Wie eine Zusammenfassung des Kerkerliedguts mutet das folgende Lied an, dessen erste Strophe eine seit dem Mittelalter oft gebrauchte lyrische Formel ist, dessen zweite Strophe einem der ältesten ungarischen Gefangenenlieder entstammt und dessen dritte Strophe eines der beliebtesten Motive der im Komitatshaus gefangenen Räuberburschen darstellt:

{G-536.} Wenn das Donauwasser nichts als Tinte wär,
Jeder Grashalm auf der Wiese Feder wär,
Jeder Stern am Himmel nur mein Schreiber wär,
Was ich leid, aufschreiben könnt er nimmermehr.
 
Weit in Bihar unten fingen sie mich ein,
Seitdem sitz ich in der Zelle ganz allein.
Über mir die Decke ist mein Leichentuch,
Statt der Glocken hör ich Kettengliedgeklirr,
Statt der Lampe leuchten Schlangenaugen mir.
 
Flog ein Pfau hinauf aufs Komitatsgebäude,
Bringt uns armen Burschen die Befreiung heute?
„Bin ein Sträfling, Sträfling! Komm ich je noch frei?
Kann’s nicht mehr ertragen, Gott mein Zeuge sei.”
„Bist im Kerker, davon ist mein Herze wund,
Wenn du frei wirst, Liebster, werd auch ich gesund.”

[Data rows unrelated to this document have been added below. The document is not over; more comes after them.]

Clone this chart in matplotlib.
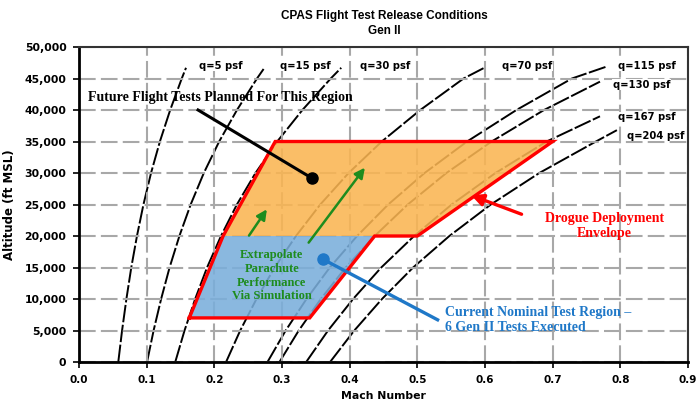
import matplotlib
matplotlib.use("Agg")
import matplotlib.pyplot as plt
from matplotlib.ticker import FuncFormatter, MultipleLocator

# ---- data ----
alt_std = [0, 5000, 10000, 15000, 20000, 25000, 30000, 35000, 40000, 45000]

q_labels = ["q=5 psf", "q=15 psf", "q=30 psf", "q=70 psf", "q=115 psf",
            "q=130 psf", "q=167 psf", "q=204 psf"]
q_mach = [
    [0.0581, 0.0637, 0.0701, 0.0773, 0.0857, 0.0953, 0.1065, 0.1196, 0.1348, 0.1519, 0.1582],
    [0.1006, 0.1103, 0.1214, 0.1339, 0.1484, 0.1651, 0.1845, 0.2072, 0.2335, 0.2631, 0.2741],
    [0.1423, 0.1560, 0.1717, 0.1893, 0.2099, 0.2334, 0.2609, 0.2930, 0.3302, 0.3721, 0.3876],
    [0.2174, 0.2383, 0.2623, 0.2892, 0.3207, 0.3566, 0.3985, 0.4475, 0.5044, 0.5684, 0.5990],
    [0.2786, 0.3055, 0.3362, 0.3707, 0.4110, 0.4570, 0.5108, 0.5736, 0.6465, 0.7285, 0.7800],
    [0.2963, 0.3248, 0.3574, 0.3942, 0.4370, 0.4859, 0.5430, 0.6099, 0.6873, 0.7700],
    [0.3358, 0.3681, 0.4051, 0.4467, 0.4953, 0.5508, 0.6155, 0.6912, 0.7700],
    [0.3711, 0.4069, 0.4478, 0.4938, 0.5474, 0.6087, 0.6803, 0.7640, 0.7950],
]
q_alt = [
    alt_std + [46700],
    alt_std + [46700],
    alt_std + [46700],
    alt_std + [46700],
    alt_std + [46900],
    alt_std[:9] + [44500],
    alt_std[:8] + [39000],
    alt_std[:8] + [36800],
]
# label anchor (Mach, altitude) for each curve label
q_label_mach = [0.178, 0.297, 0.415, 0.625, 0.797, 0.789, 0.796, 0.810]
q_label_alt = [47000, 47000, 47000, 47000, 47000, 44000, 38900, 35900]

# envelope (Mach, altitude)
blue_mach = [0.163, 0.341, 0.437, 0.213]
blue_alt = [7000, 7000, 20000, 20000]
orange_mach = [0.213, 0.437, 0.500, 0.700, 0.290]
orange_alt = [20000, 20000, 20000, 35000, 35000]
env_mach = [0.163, 0.341, 0.437, 0.500, 0.700, 0.290, 0.213, 0.163]
env_alt = [7000, 7000, 20000, 20000, 35000, 35000, 20000, 7000]

# ---- figure ----
fig = plt.figure(figsize=(6.97, 4.08), dpi=100)
ax = fig.add_axes([0.1133, 0.1127, 0.8737, 0.7721])
ax.set_xlim(0, 0.9)
ax.set_ylim(0, 50000)

ax.xaxis.set_major_locator(MultipleLocator(0.1))
ax.yaxis.set_major_locator(MultipleLocator(5000))
ax.grid(True, color="#a8a8a8", linewidth=1.5, linestyle=(0, (8, 2.5)), zorder=0)

for m, a in zip(q_mach, q_alt):
    ax.plot(m, a, color="black", linewidth=1.4, linestyle=(0, (9, 1.3)), zorder=1)

ax.fill(blue_mach, blue_alt, color="#7aaedb", alpha=0.88, linewidth=0, zorder=2)
ax.fill(orange_mach, orange_alt, color="#fab552", alpha=0.88, linewidth=0, zorder=2)
ax.plot(env_mach, env_alt, color="#ff0000", linewidth=2.4, zorder=3,
        solid_joinstyle="miter")

for lab, lm, la in zip(q_labels, q_label_mach, q_label_alt):
    ax.text(lm, la, lab, fontsize=7.2, fontweight="bold", family="DejaVu Sans",
            ha="left", va="center", zorder=5,
            bbox=dict(facecolor="white", edgecolor="none", pad=0.3))

serif = "Liberation Serif"
# Future flight tests annotation
ax.text(0.013, 42000, "Future Flight Tests Planned For This Region", fontsize=10,
        fontweight="bold", family=serif, color="black", ha="left", va="center", zorder=6)
ax.plot([0.176, 0.344], [40000, 29200], color="black", linewidth=2.2, zorder=6)
ax.plot([0.344], [29200], "o", color="black", markersize=8, zorder=7)

# Current nominal region annotation
ax.plot([0.360, 0.530], [16350, 6700], color="#1f78c8", linewidth=2.4, zorder=6)
ax.plot([0.360], [16350], "o", color="#1f78c8", markersize=8, zorder=7)
ax.text(0.541, 6700, "Current Nominal Test Region \u2013\n6 Gen II Tests Executed",
        fontsize=10, fontweight="bold", family=serif, color="#1f78c8",
        ha="left", va="center", linespacing=1.2, zorder=6)

# Drogue deployment envelope annotation
ax.annotate("", xy=(0.576, 26600), xytext=(0.658, 23300),
            arrowprops=dict(arrowstyle="-|>,head_length=0.7,head_width=0.35",
                            color="#ff0000", linewidth=2.4), zorder=6)
ax.text(0.777, 21600, "Drogue Deployment\nEnvelope", fontsize=10, fontweight="bold",
        family=serif, color="#ff0000", ha="center", va="center", linespacing=1.2, zorder=6)

# Green extrapolation
green = "#1e8c1e"
ax.annotate("", xy=(0.280, 24600), xytext=(0.249, 19700),
            arrowprops=dict(arrowstyle="-|>,head_length=0.6,head_width=0.3",
                            color=green, linewidth=1.8), zorder=6)
ax.annotate("", xy=(0.425, 31200), xytext=(0.337, 18600),
            arrowprops=dict(arrowstyle="-|>,head_length=0.6,head_width=0.3",
                            color=green, linewidth=1.8), zorder=6)
ax.text(0.285, 13700, "Extrapolate\nParachute\nPerformance\nVia Simulation",
        fontsize=9, fontweight="bold", family=serif, color=green,
        ha="center", va="center", linespacing=1.2, zorder=6)

# axes styling
for s in ["left", "bottom"]:
    ax.spines[s].set_linewidth(2.0)
    ax.spines[s].set_color("black")
for s in ["top", "right"]:
    ax.spines[s].set_linewidth(1.5)
    ax.spines[s].set_color("#333333")
ax.tick_params(direction="out", length=4, width=1.2, pad=5)
ax.yaxis.set_major_formatter(FuncFormatter(lambda v, p: f"{int(v):,}"))
ax.xaxis.set_major_formatter(FuncFormatter(lambda v, p: f"{v:.1f}"))
for lbl in ax.get_yticklabels():
    lbl.set_fontweight("bold")
    lbl.set_family("DejaVu Sans")
    lbl.set_fontsize(7.8)
for lbl in ax.get_xticklabels():
    lbl.set_fontweight("bold")
    lbl.set_family("DejaVu Sans")
    lbl.set_fontsize(7.5)

ax.set_xlabel("Mach Number", fontsize=7.8, fontweight="bold", family="DejaVu Sans",
              labelpad=5)
ax.set_ylabel("Altitude (ft MSL)", fontsize=8.5, fontweight="bold", family="DejaVu Sans",
              labelpad=6)
fig.text(0.551, 0.961, "CPAS Flight Test Release Conditions", fontsize=8.5,
         fontweight="bold", family="Liberation Sans", ha="center", va="center")
fig.text(0.551, 0.924, "Gen II", fontsize=8.5, fontweight="bold",
         family="Liberation Sans", ha="center", va="center")

fig.savefig("out.png", dpi=100)
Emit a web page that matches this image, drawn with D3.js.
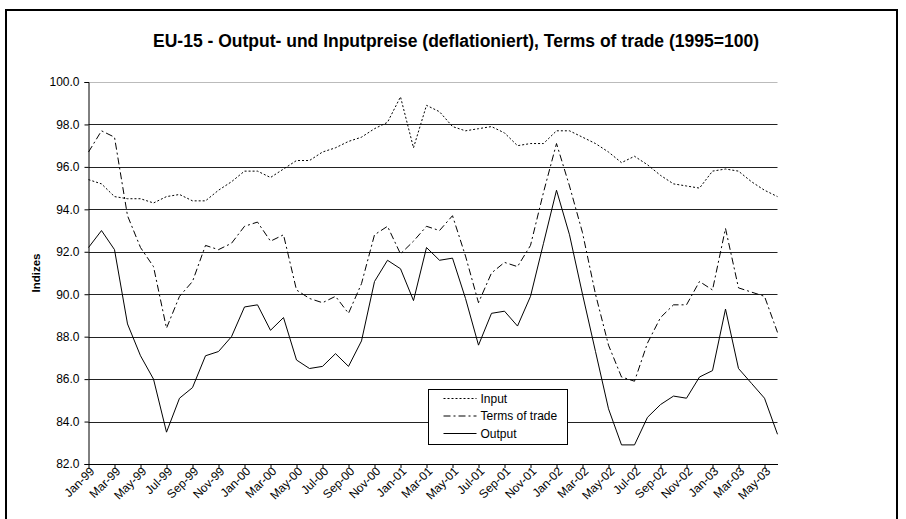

                           Nagyszalonta (ehem. Komitat Bihar)

Die Gefangenenlieder stammen im allgemeinen aus denselben Gegenden wie die Hirten- und Räuberlieder, die meisten aus dem südlichen Teil der Großen Tiefebene. Hier hatte 1868–1871 der Regierungskommissar Graf Gedeon Ráday ein Sondergericht eingerichtet, um dem Räuberwesen ein Ende zu bereiten. Andererseits begann man in diesem Raum am frühesten und am intensivsten Volkslieder zu sammeln. Zwar kennt man auch Gefangenenlieder aus Siebenbürgen und der Moldau, aus Gegenden, in denen man dieser Art Lieder nur ausnahmsweise begegnet; sie sind dort allerdings in Stimmung und Form altertümlicher.